The First Amendment
The First Amendment protects freedom of religion, speech, the press, peaceable assembly, and the right to petition the government. It is the opening clause of the Bill of Rights and the cornerstone of American civil liberty.
Ratified in 1791, the First Amendment reads: "Congress shall make no law respecting an establishment of religion, or prohibiting the free exercise thereof; or abridging the freedom of speech, or of the press; or the right of the people peaceably to assemble, and to petition the Government for a redress of grievances." Five distinct freedoms are packed into a single sentence. Each has generated its own body of constitutional law.
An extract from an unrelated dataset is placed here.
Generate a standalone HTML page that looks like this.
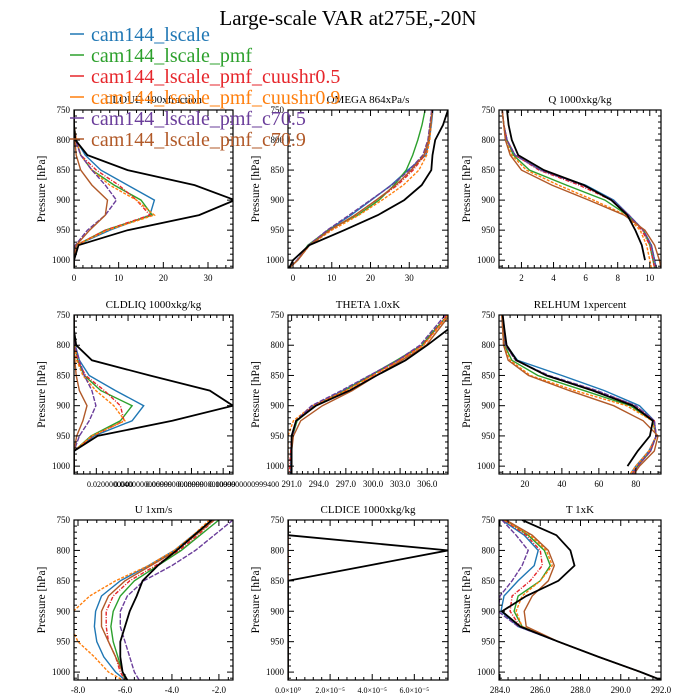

The Religion Clauses prohibit a federal church and protect private worship. The Speech and Press Clauses prevent the government from punishing expression. The Assembly and Petition Clauses guarantee the right to organize and to demand a hearing from those who govern. For most of American history, these protections applied only against the federal government. The Supreme Court began applying them against the states after the Civil War through the Fourteenth Amendment, in a process called incorporation. By the middle of the twentieth century, the entire First Amendment had been incorporated. The Court has read the Free Speech Clause to protect a broad range of expression, including political speech, symbolic speech, and even speech most Americans find offensive. The narrow exceptions include incitement to imminent lawless action, true threats, fighting words, defamation, obscenity, and a few others. The amendment does not require private companies to host any particular speech, nor does it prevent ordinary social consequences for what a person says. It binds the government. That distinction is the heart of most modern First Amendment debates.